● **Written exercise**
Return each line of the data below exactly, omitting any pictures.

══════

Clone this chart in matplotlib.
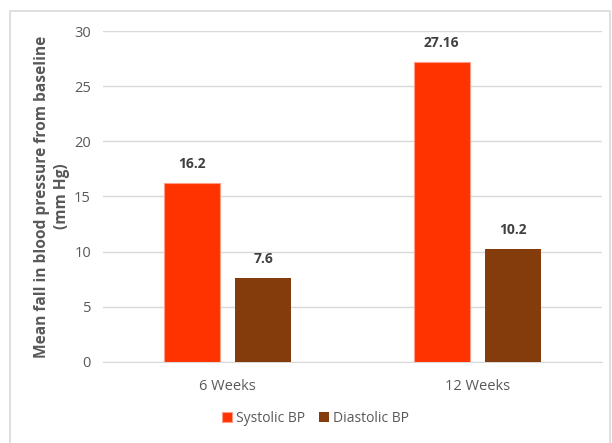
import matplotlib.pyplot as plt
import numpy as np
from matplotlib.patches import Rectangle

plt.rcParams.update({'font.family': ['Open Sans', 'DejaVu Sans']})

categories = ['6 Weeks', '12 Weeks']
systolic = [16.2, 27.16]
diastolic = [7.6, 10.2]
series_names = ['Systolic BP', 'Diastolic BP']
yticks = [0, 5, 10, 15, 20, 25, 30]

fig = plt.figure(figsize=(6.12, 4.43), dpi=100)
ax = fig.add_axes([0.168, 0.183, 0.816, 0.747])

#outer chart border
fig.patches.append(Rectangle((10/612, -0.01), 600/612, 1 - 11/443 + 0.01,
                             transform=fig.transFigure, fill=False,
                             edgecolor='#d9d9d9', linewidth=1.2))

x = np.arange(len(categories))
w = 0.225
b1 = ax.bar(x - 0.1425, systolic, w, color='#ff3300', edgecolor='#ff9c85',
            linewidth=0.8, label=series_names[0], zorder=3)
b2 = ax.bar(x + 0.1425, diastolic, w, color='#843c0c',
            label=series_names[1], zorder=3)

for bars, vals in [(b1, systolic), (b2, diastolic)]:
    for rect, v in zip(bars, vals):
        ax.annotate(f'{v:g}', (rect.get_x() + rect.get_width()/2, v),
                    xytext=(0, 9), textcoords='offset points',
                    ha='center', va='bottom', fontsize=10,
                    fontweight='bold', color='#404040')

ax.set_xlim(-0.5, 1.5)
ax.set_ylim(0, 30)
ax.set_yticks(yticks)
ax.set_xticks(x)
ax.set_xticklabels(categories)
ax.grid(axis='y', color='#d9d9d9', linewidth=1, zorder=0)
for s in ['top', 'right', 'left']:
    ax.spines[s].set_visible(False)
ax.spines['bottom'].set_color('#d9d9d9')
ax.tick_params(axis='both', length=0, colors='#595959', labelsize=10.5)
ax.tick_params(axis='x', pad=12)
ax.tick_params(axis='y', pad=8.5)

ax.set_ylabel('Mean fall in blood pressure from baseline\n(mm Hg)',
              fontsize=11.2, fontweight='bold', color='#595959',
              linespacing=1.3)
ax.yaxis.set_label_coords(-0.066, 0.5)

fig.legend(loc='center', bbox_to_anchor=(0.516, 0.056), ncol=2, frameon=False,
           fontsize=10, labelcolor='#595959', handlelength=0.7,
           handleheight=0.7, handletextpad=0.3, columnspacing=1.0)

fig.savefig('out.png', dpi=100)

══════

● **Task solution**
Clone this chart in matplotlib.
import matplotlib.pyplot as plt
import numpy as np
from matplotlib.patches import Rectangle

plt.rcParams.update({'font.family': ['Open Sans', 'DejaVu Sans']})

categories = ['6 Weeks', '12 Weeks']
systolic = [16.2, 27.16]
diastolic = [7.6, 10.2]
series_names = ['Systolic BP', 'Diastolic BP']
yticks = [0, 5, 10, 15, 20, 25, 30]

fig = plt.figure(figsize=(6.12, 4.43), dpi=100)
ax = fig.add_axes([0.168, 0.183, 0.816, 0.747])

#outer chart border
fig.patches.append(Rectangle((10/612, -0.01), 600/612, 1 - 11/443 + 0.01,
                             transform=fig.transFigure, fill=False,
                             edgecolor='#d9d9d9', linewidth=1.2))

x = np.arange(len(categories))
w = 0.225
b1 = ax.bar(x - 0.1425, systolic, w, color='#ff3300', edgecolor='#ff9c85',
            linewidth=0.8, label=series_names[0], zorder=3)
b2 = ax.bar(x + 0.1425, diastolic, w, color='#843c0c',
            label=series_names[1], zorder=3)

for bars, vals in [(b1, systolic), (b2, diastolic)]:
    for rect, v in zip(bars, vals):
        ax.annotate(f'{v:g}', (rect.get_x() + rect.get_width()/2, v),
                    xytext=(0, 9), textcoords='offset points',
                    ha='center', va='bottom', fontsize=10,
                    fontweight='bold', color='#404040')

ax.set_xlim(-0.5, 1.5)
ax.set_ylim(0, 30)
ax.set_yticks(yticks)
ax.set_xticks(x)
ax.set_xticklabels(categories)
ax.grid(axis='y', color='#d9d9d9', linewidth=1, zorder=0)
for s in ['top', 'right', 'left']:
    ax.spines[s].set_visible(False)
ax.spines['bottom'].set_color('#d9d9d9')
ax.tick_params(axis='both', length=0, colors='#595959', labelsize=10.5)
ax.tick_params(axis='x', pad=12)
ax.tick_params(axis='y', pad=8.5)

ax.set_ylabel('Mean fall in blood pressure from baseline\n(mm Hg)',
              fontsize=11.2, fontweight='bold', color='#595959',
              linespacing=1.3)
ax.yaxis.set_label_coords(-0.066, 0.5)

fig.legend(loc='center', bbox_to_anchor=(0.516, 0.056), ncol=2, frameon=False,
           fontsize=10, labelcolor='#595959', handlelength=0.7,
           handleheight=0.7, handletextpad=0.3, columnspacing=1.0)

fig.savefig('out.png', dpi=100)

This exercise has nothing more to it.